The second half of the course focused on people. They don't like change, for a variety of reasons. Whatever reason a person has for not liking a change, they will have an emotional response to it. Winning support for your plan requires anticipating the response and crafting your pitch to address it. Some people respond well to logic and data, others require the endorsement of a trusted party or an authority. Still others will be more likely to go along if you can appeal to emotion.

There are two main strategies for making large changes. The first is "splinter, prove, and grow": splinter off a small group to make the change, prove that it works, then keep growing the splinter group until it reaches 100%. The second is related, except instead of splintering the group, you're splintering the plan. "Hide the full plan" involves only revealing one step of the plan at a time. This helps to reduce the target for people to fight against, as well as simplifying what you have to explain.

Limoncelli then addressed strategies for convincing executives, managers, coworkers, and users. Executives need simple, non-technical messages that focus on the business impacts (especially revenue!).
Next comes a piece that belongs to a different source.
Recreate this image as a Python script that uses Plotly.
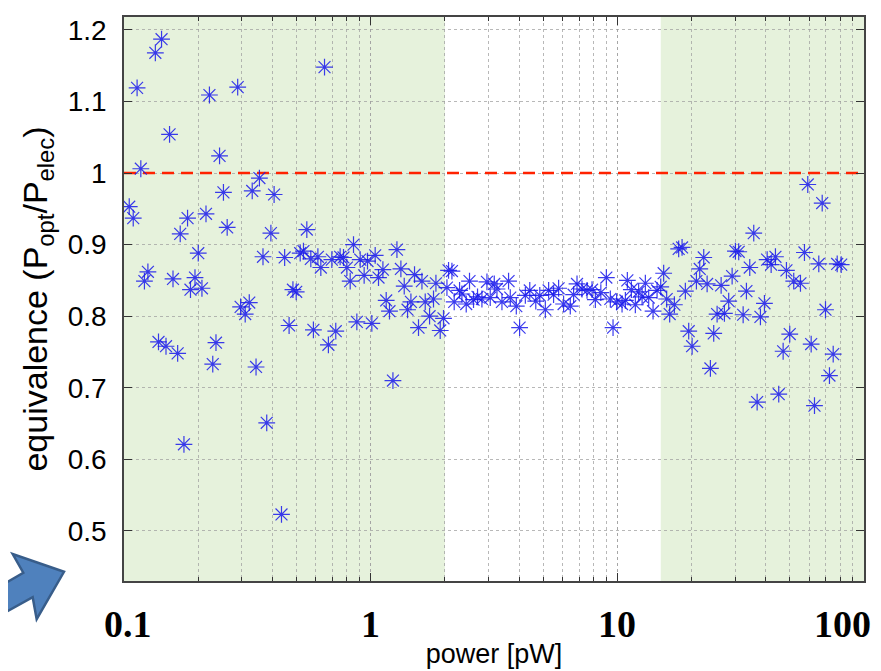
import math
import plotly.graph_objects as go

# measured points: power [pW] and equivalence ratio
power = [
    0.105, 0.109, 0.113, 0.117, 0.121, 0.125, 0.134, 0.138, 0.142, 0.148,
    0.153, 0.158, 0.165, 0.169, 0.175, 0.181, 0.186, 0.194, 0.200, 0.207,
    0.215, 0.222, 0.229, 0.236, 0.244, 0.253, 0.262, 0.289, 0.297, 0.310,
    0.322, 0.331, 0.343, 0.354, 0.366, 0.379, 0.394, 0.406, 0.435, 0.448,
    0.467, 0.484, 0.499, 0.518, 0.534, 0.551, 0.572, 0.586, 0.611, 0.628,
    0.650, 0.674, 0.696, 0.722, 0.752, 0.776, 0.801, 0.826, 0.852, 0.879,
    0.907, 0.941, 0.971, 1.011, 1.043, 1.076, 1.121, 1.156, 1.192, 1.231,
    1.278, 1.326, 1.368, 1.411, 1.456, 1.506, 1.563, 1.614, 1.664, 1.733,
    1.798, 1.839, 1.914, 1.974, 2.038, 2.069, 2.135, 2.181, 2.293, 2.344,
    2.440, 2.516, 2.612, 2.712, 2.825, 2.961, 3.053, 3.170, 3.251, 3.406,
    3.623, 3.681, 3.894, 4.016, 4.237, 4.416, 4.671, 4.848, 5.106, 5.266,
    5.515, 5.780, 6.055, 6.446, 6.648, 6.863, 7.192, 7.536, 7.897, 8.144,
    8.573, 9.025, 9.367, 9.607, 9.936, 10.45, 10.78, 10.98, 11.40, 11.83,
    12.20, 12.60, 12.99, 13.40, 13.96, 14.49, 14.99, 15.41, 15.85, 16.30,
    17.03, 17.73, 18.30, 18.87, 19.47, 20.10, 20.92, 21.58, 22.40, 23.12,
    23.84, 24.59, 25.38, 26.35, 27.17, 28.28, 29.20, 30.11, 31.05, 32.36,
    33.37, 34.42, 35.73, 36.88, 38.03, 39.48, 40.49, 42.03, 43.75, 45.12,
    47.01, 48.48, 50.00, 51.90, 55.26, 57.36, 59.16, 61.07, 62.99, 65.57,
    67.69, 69.81, 72.44, 75.01, 77.86, 80.82,
]
equivalence = [
    0.953, 0.937, 1.119, 1.006, 0.849, 0.862, 1.168, 0.764, 1.187, 0.758,
    1.054, 0.852, 0.748, 0.915, 0.621, 0.937, 0.837, 0.854, 0.888, 0.839,
    0.943, 1.109, 0.733, 0.763, 1.024, 0.973, 0.924, 1.120, 0.813, 0.803,
    0.819, 0.975, 0.729, 0.993, 0.883, 0.651, 0.916, 0.970, 0.523, 0.882,
    0.787, 0.837, 0.834, 0.888, 0.891, 0.921, 0.880, 0.781, 0.883, 0.868,
    1.148, 0.760, 0.879, 0.779, 0.883, 0.882, 0.868, 0.849, 0.900, 0.792,
    0.879, 0.857, 0.877, 0.790, 0.885, 0.854, 0.865, 0.822, 0.807, 0.710,
    0.893, 0.866, 0.842, 0.809, 0.820, 0.858, 0.784, 0.849, 0.820, 0.800,
    0.824, 0.846, 0.780, 0.797, 0.840, 0.864, 0.863, 0.820, 0.836, 0.831,
    0.817, 0.849, 0.823, 0.827, 0.824, 0.848, 0.826, 0.845, 0.838, 0.820,
    0.849, 0.826, 0.814, 0.784, 0.829, 0.836, 0.821, 0.829, 0.809, 0.836,
    0.830, 0.839, 0.817, 0.814, 0.830, 0.845, 0.838, 0.836, 0.837, 0.823,
    0.833, 0.854, 0.824, 0.784, 0.820, 0.817, 0.822, 0.850, 0.837, 0.816,
    0.834, 0.827, 0.846, 0.826, 0.807, 0.836, 0.841, 0.860, 0.824, 0.803,
    0.816, 0.894, 0.896, 0.835, 0.779, 0.758, 0.849, 0.866, 0.882, 0.845,
    0.727, 0.776, 0.803, 0.843, 0.804, 0.821, 0.856, 0.891, 0.890, 0.802,
    0.835, 0.868, 0.916, 0.680, 0.799, 0.818, 0.879, 0.872, 0.883, 0.691,
    0.751, 0.864, 0.775, 0.849, 0.846, 0.889, 0.984, 0.761, 0.675, 0.873,
    0.958, 0.809, 0.717, 0.747, 0.873, 0.872,
]

# ideal equivalence reference
ref_x = [0.1, 100]
ref_y = [1.0, 1.0]

# shaded power ranges [pW]
shaded_ranges = [(0.1, 2.0), (15.0, 100.0)]

x_ticks = [0.1, 1, 10, 100]
x_ticktext = ["0.1", "1", "10", "100"]
y_ticks = [0.5, 0.6, 0.7, 0.8, 0.9, 1.0, 1.1, 1.2]
y_ticktext = ["0.5", "0.6", "0.7", "0.8", "0.9", "1", "1.1", "1.2"]

fig = go.Figure()

fig.add_trace(go.Scatter(
    x=ref_x, y=ref_y, mode="lines",
    line=dict(color="#ff2200", width=2.5, dash="12px,7px"),
    showlegend=False, hoverinfo="skip",
))

fig.add_trace(go.Scatter(
    x=power, y=equivalence, mode="markers",
    marker=dict(symbol="asterisk-open", size=14, color="rgba(25,25,235,0.85)",
                line=dict(color="rgba(25,25,235,0.85)", width=1.2)),
    showlegend=False,
))

shapes = []
for x0, x1 in shaded_ranges:
    shapes.append(dict(type="rect", xref="x", yref="paper", x0=x0, x1=x1, y0=0, y1=1,
                       fillcolor="#e6f2dc", line=dict(width=0), layer="below"))

# decorative block arrow in the lower-left corner
shapes.append(dict(
    type="path", xref="paper", yref="paper",
    path="M -0.1716,-0.0124 L -0.1361,0.0147 L -0.1504,0.0477 L -0.0811,0.0164 "
         "L -0.118,-0.0677 L -0.1234,-0.0288 L -0.1716,-0.0636 Z",
    fillcolor="#4f81bd", line=dict(color="#385d8a", width=2.5), layer="above",
))

# big bold power labels under the axis (pasted-on look of the original)
annotations = []
for v, t in zip(x_ticks, x_ticktext):
    annotations.append(dict(
        x=math.log10(v), y=0, xref="x", yref="paper", text="<b>" + t + "</b>",
        showarrow=False, yanchor="top", yshift=-20,
        xshift=-22 if v == 100 else (4 if v == 0.1 else 0),
        font=dict(family="Liberation Serif, Times New Roman", size=38, color="black"),
    ))

grid = "rgba(160,160,160,0.75)"
fig.update_layout(
    width=873, height=663,
    margin=dict(l=116, r=17, t=7, b=90),
    paper_bgcolor="white", plot_bgcolor="white",
    shapes=shapes, annotations=annotations,
    font=dict(family="Liberation Sans, Arial", color="black"),
    xaxis=dict(
        type="log", range=[-1, 2],
        tickvals=x_ticks, showticklabels=False,
        ticks="inside", ticklen=8, tickcolor="#333",
        showgrid=True, gridcolor=grid, griddash="dot", gridwidth=1,
        minor=dict(dtick="D1", ticks="inside", ticklen=4, tickcolor="#333",
                   showgrid=True, gridcolor=grid, griddash="dot"),
        showline=True, linecolor="#444", linewidth=1.5, mirror="allticks",
        title=dict(text="power [pW]", font=dict(size=27), standoff=62),
        zeroline=False,
    ),
    yaxis=dict(
        range=[0.43, 1.218],
        tickvals=y_ticks, ticktext=y_ticktext,
        tickfont=dict(size=28),
        ticks="inside", ticklen=8, tickcolor="#333", ticklabelstandoff=10,
        showgrid=True, gridcolor=grid, griddash="dot", gridwidth=1,
        showline=True, linecolor="#444", linewidth=1.5, mirror="allticks",
        title=dict(text="equivalence (P<sub>opt</sub>/P<sub>elec</sub>)",
                   font=dict(size=34), standoff=10),
        zeroline=False,
    ),
)

fig.write_html("out.html")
Managers also need a focus on business, including statements of undeniable value. Coworkers will go along with a change when it fixes a problem that causes them pain and they trust the person proposing the change. It often helps to convince them that the change was their idea. Convincing users requires developing their trust first. Finally, Limoncelli gave advice on using data to drive decisions and how to present data in a clear manner.

To end the session, each member of the audience had to say one thing they learned in the course that they planned on doing right away. And each attendee received an "Official Evil Genius" certificate, complete with evil rainbows and the most evil font: Comic Sans.